Leave out every picture, and retype exactly the lines from the line with "Emit a Python" through the line with "lr_c1 = [0.2, 0.3, 0.4, 0.5, 0.6, 0.7, 0.8, 0.9, 1.0]", both ends included.

## BEGIN Records for this exercise

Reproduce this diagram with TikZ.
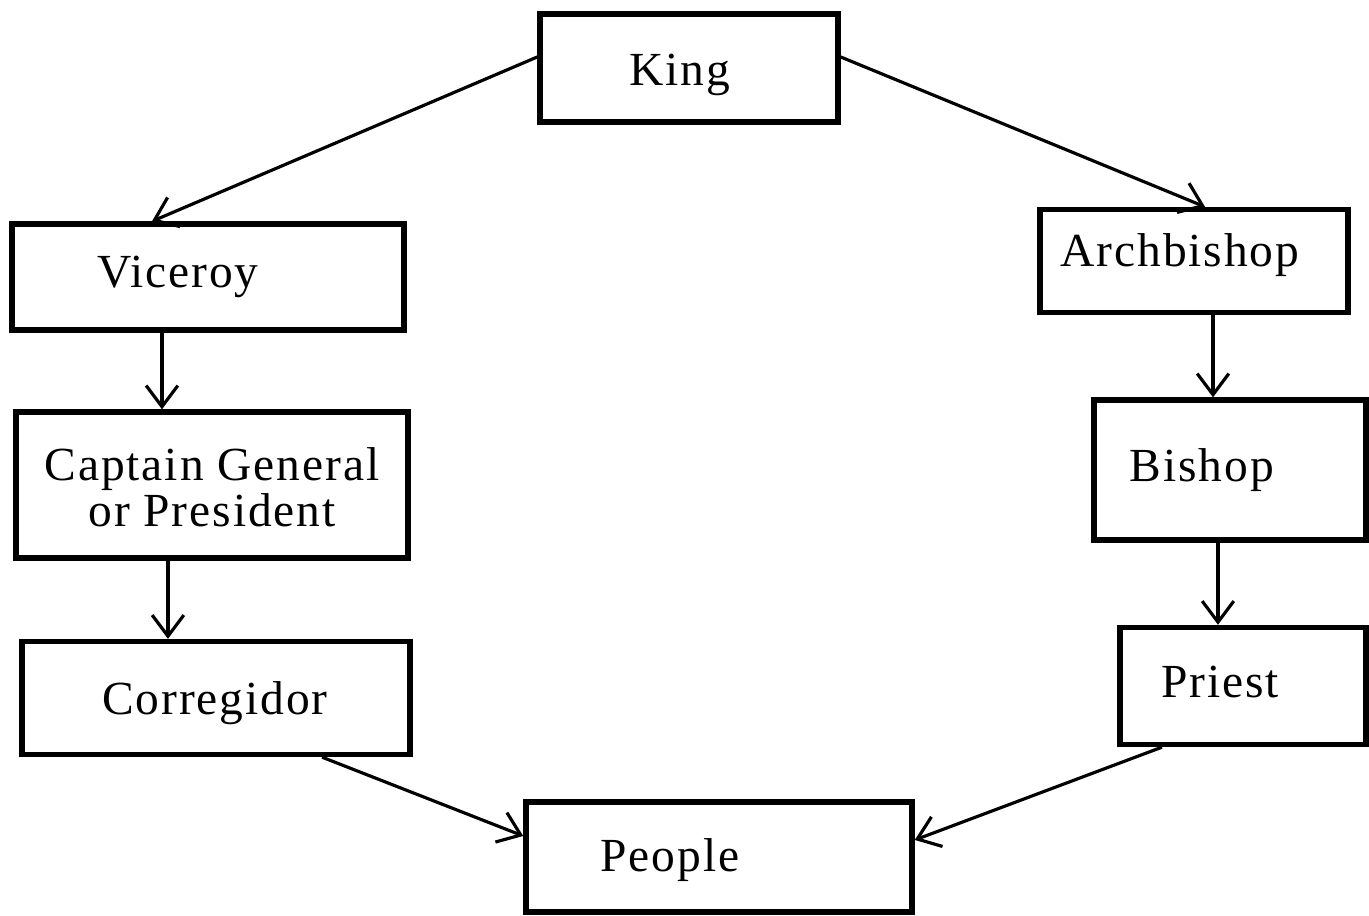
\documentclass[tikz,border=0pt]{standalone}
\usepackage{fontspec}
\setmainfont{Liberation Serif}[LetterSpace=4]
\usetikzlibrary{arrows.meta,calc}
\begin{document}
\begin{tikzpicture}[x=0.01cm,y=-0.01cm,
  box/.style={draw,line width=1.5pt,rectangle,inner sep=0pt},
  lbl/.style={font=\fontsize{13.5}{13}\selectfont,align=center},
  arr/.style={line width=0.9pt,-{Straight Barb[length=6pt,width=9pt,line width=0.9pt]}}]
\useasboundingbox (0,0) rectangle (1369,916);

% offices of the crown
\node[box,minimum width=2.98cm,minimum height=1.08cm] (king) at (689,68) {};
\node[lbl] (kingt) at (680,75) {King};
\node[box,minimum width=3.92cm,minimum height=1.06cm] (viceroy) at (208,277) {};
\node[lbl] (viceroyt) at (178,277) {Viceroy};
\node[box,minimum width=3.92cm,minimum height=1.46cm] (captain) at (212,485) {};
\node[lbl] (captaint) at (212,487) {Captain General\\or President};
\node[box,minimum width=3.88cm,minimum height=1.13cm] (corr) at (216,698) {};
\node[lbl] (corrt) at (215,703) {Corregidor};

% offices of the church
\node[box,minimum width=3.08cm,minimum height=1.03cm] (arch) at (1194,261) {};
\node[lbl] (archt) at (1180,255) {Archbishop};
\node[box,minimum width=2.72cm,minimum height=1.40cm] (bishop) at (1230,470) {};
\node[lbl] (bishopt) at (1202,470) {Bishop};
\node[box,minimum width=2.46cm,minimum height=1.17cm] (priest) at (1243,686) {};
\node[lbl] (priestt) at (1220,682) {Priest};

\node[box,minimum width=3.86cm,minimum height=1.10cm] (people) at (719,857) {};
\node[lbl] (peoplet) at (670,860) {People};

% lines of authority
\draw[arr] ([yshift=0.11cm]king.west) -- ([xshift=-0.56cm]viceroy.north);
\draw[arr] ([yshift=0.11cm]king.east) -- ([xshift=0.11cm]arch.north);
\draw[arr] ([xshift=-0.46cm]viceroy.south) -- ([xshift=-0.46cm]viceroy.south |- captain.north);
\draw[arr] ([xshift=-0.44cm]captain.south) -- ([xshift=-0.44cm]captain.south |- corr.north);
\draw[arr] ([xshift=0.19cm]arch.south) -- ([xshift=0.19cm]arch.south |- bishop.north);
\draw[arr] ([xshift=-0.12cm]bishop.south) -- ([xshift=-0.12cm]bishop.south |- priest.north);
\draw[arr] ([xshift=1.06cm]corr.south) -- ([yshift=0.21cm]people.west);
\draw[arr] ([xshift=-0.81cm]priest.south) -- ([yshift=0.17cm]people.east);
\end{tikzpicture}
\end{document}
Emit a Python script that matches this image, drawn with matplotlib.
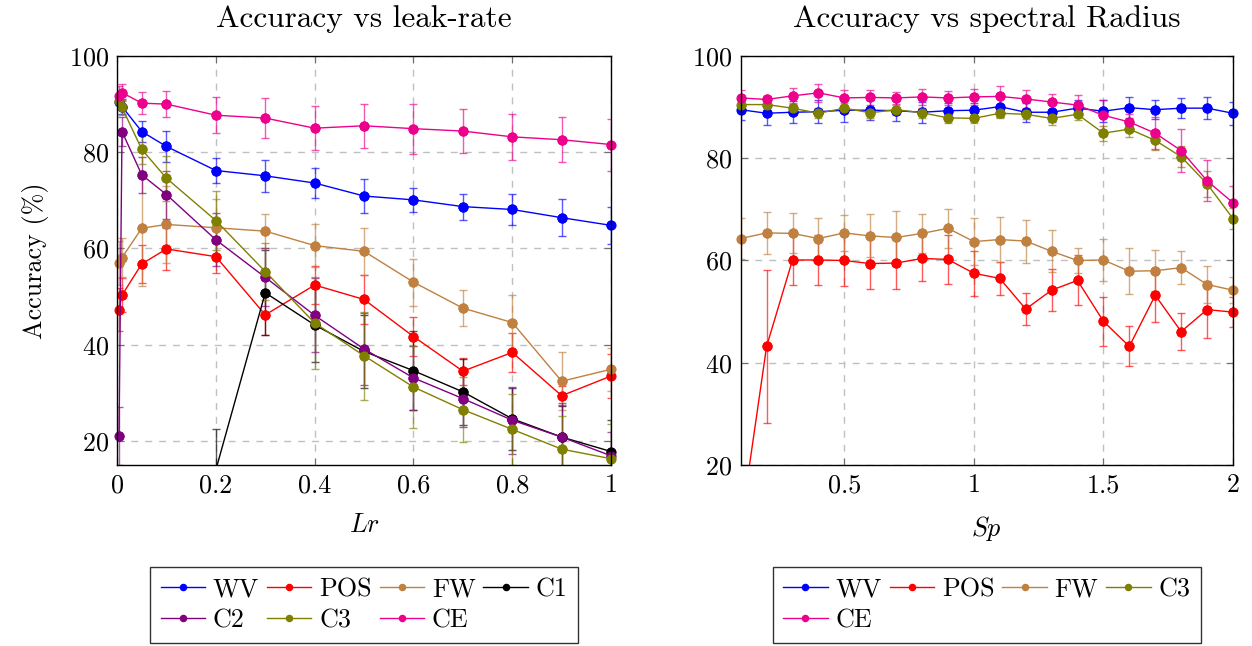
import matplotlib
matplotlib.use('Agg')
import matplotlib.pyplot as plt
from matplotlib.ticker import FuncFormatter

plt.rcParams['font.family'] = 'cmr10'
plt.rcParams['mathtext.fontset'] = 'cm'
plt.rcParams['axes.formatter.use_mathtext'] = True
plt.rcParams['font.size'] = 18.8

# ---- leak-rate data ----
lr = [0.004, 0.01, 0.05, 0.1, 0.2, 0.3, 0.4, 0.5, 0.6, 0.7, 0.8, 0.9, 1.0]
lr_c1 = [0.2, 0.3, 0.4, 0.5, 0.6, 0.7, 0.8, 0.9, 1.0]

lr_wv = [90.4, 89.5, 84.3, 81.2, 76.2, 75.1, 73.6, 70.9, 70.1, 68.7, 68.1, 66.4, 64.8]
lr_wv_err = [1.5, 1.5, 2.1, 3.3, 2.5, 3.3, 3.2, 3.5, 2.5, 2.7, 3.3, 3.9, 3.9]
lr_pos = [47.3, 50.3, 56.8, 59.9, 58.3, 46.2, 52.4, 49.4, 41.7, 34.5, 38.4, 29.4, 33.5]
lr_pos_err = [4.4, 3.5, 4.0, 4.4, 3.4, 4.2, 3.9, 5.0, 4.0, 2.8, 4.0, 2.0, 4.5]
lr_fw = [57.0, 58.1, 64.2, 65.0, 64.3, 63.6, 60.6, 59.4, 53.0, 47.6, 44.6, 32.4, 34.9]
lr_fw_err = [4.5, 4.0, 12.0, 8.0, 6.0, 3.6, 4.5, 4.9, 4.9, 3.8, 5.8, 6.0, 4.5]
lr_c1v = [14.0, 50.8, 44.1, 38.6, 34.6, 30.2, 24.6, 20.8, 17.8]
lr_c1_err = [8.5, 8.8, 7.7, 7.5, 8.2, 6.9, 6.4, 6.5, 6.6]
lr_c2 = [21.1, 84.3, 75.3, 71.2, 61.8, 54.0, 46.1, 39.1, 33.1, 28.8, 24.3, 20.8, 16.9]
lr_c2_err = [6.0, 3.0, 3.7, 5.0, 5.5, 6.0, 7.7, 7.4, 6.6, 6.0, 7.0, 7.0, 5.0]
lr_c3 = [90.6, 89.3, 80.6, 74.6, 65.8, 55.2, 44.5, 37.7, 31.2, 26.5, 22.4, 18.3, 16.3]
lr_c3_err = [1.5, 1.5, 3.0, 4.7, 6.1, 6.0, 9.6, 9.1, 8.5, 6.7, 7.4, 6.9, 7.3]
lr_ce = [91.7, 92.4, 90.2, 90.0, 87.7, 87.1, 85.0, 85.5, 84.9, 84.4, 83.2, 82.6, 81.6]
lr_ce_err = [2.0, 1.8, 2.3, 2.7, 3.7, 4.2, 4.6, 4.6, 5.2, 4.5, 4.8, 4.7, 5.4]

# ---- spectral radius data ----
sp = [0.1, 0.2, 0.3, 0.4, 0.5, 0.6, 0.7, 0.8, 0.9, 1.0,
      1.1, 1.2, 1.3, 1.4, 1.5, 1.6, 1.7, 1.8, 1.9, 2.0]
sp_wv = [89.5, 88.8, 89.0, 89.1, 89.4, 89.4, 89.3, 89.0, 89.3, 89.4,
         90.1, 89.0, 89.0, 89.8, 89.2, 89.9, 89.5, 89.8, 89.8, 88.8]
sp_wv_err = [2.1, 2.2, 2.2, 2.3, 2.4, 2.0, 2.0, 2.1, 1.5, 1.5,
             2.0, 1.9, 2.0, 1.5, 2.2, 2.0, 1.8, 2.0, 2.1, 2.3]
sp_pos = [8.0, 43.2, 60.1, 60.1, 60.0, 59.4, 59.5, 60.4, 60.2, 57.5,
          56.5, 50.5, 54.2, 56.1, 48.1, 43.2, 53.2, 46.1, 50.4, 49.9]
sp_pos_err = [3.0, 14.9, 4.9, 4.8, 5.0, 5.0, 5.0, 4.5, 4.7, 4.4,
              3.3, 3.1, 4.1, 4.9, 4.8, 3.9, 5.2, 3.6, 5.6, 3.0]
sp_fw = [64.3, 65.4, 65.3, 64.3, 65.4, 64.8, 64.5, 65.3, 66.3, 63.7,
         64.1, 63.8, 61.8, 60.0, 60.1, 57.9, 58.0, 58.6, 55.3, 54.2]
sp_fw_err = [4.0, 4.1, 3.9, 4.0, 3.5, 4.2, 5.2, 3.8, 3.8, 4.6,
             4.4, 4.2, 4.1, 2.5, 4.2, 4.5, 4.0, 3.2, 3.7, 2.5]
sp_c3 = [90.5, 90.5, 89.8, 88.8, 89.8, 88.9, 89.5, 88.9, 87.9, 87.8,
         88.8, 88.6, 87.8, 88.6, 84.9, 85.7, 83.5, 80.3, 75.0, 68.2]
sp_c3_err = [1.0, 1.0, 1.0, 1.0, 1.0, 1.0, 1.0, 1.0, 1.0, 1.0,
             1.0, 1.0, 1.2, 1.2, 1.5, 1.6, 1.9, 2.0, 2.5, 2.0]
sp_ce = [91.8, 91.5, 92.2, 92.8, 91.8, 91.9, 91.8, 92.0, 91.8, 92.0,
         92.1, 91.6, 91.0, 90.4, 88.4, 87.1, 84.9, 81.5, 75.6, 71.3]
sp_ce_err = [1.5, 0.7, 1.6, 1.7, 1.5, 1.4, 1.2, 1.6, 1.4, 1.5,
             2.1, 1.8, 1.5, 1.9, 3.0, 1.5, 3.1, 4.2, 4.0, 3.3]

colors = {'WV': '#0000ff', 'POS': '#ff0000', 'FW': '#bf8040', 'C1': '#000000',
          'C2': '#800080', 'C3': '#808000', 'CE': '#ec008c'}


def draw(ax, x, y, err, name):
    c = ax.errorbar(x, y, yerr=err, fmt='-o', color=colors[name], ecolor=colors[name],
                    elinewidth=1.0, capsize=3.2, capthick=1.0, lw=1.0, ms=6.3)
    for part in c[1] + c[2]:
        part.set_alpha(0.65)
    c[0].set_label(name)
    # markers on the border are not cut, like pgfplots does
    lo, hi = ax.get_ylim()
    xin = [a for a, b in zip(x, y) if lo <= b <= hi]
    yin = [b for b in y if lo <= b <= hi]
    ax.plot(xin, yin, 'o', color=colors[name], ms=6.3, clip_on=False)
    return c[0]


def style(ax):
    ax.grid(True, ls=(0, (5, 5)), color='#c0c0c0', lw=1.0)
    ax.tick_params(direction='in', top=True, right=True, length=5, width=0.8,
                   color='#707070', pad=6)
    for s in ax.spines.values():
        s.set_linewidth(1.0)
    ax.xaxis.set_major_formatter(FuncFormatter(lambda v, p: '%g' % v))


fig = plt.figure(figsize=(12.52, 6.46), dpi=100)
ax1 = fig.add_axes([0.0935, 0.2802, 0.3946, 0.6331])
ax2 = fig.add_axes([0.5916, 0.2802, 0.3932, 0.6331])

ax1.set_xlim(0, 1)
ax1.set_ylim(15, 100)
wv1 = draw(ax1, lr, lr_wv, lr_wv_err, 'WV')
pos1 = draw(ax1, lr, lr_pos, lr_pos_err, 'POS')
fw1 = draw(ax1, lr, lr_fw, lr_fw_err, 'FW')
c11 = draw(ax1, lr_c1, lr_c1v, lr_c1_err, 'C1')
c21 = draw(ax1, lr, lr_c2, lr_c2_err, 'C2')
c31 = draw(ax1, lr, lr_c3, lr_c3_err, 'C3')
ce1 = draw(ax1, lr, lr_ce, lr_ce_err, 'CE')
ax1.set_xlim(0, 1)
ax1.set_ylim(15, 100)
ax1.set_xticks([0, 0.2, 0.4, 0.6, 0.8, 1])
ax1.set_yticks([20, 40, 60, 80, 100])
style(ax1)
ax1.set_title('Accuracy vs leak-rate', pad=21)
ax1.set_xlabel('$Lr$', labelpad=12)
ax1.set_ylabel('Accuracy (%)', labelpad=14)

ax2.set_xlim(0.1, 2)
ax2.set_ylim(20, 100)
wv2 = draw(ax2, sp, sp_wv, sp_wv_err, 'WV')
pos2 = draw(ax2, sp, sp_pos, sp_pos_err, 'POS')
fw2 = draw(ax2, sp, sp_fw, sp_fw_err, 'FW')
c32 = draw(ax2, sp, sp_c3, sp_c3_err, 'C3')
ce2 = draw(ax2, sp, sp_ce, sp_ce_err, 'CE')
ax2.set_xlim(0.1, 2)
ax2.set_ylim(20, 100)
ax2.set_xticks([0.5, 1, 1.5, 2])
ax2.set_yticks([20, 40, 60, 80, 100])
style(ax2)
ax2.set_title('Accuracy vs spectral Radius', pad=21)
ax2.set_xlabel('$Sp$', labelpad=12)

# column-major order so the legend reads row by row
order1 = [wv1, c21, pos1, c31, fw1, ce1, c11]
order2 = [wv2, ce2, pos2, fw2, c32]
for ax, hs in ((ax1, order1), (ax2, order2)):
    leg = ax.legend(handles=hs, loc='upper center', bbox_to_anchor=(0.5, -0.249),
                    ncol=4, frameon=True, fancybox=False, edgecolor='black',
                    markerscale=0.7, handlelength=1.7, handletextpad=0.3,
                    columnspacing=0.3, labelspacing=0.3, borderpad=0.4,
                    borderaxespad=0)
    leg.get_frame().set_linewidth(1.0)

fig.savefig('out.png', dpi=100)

## END Records for this exercise

◆ **Result**
Emit a Python script that matches this image, drawn with matplotlib.
import matplotlib
matplotlib.use('Agg')
import matplotlib.pyplot as plt
from matplotlib.ticker import FuncFormatter

plt.rcParams['font.family'] = 'cmr10'
plt.rcParams['mathtext.fontset'] = 'cm'
plt.rcParams['axes.formatter.use_mathtext'] = True
plt.rcParams['font.size'] = 18.8

# ---- leak-rate data ----
lr = [0.004, 0.01, 0.05, 0.1, 0.2, 0.3, 0.4, 0.5, 0.6, 0.7, 0.8, 0.9, 1.0]
lr_c1 = [0.2, 0.3, 0.4, 0.5, 0.6, 0.7, 0.8, 0.9, 1.0]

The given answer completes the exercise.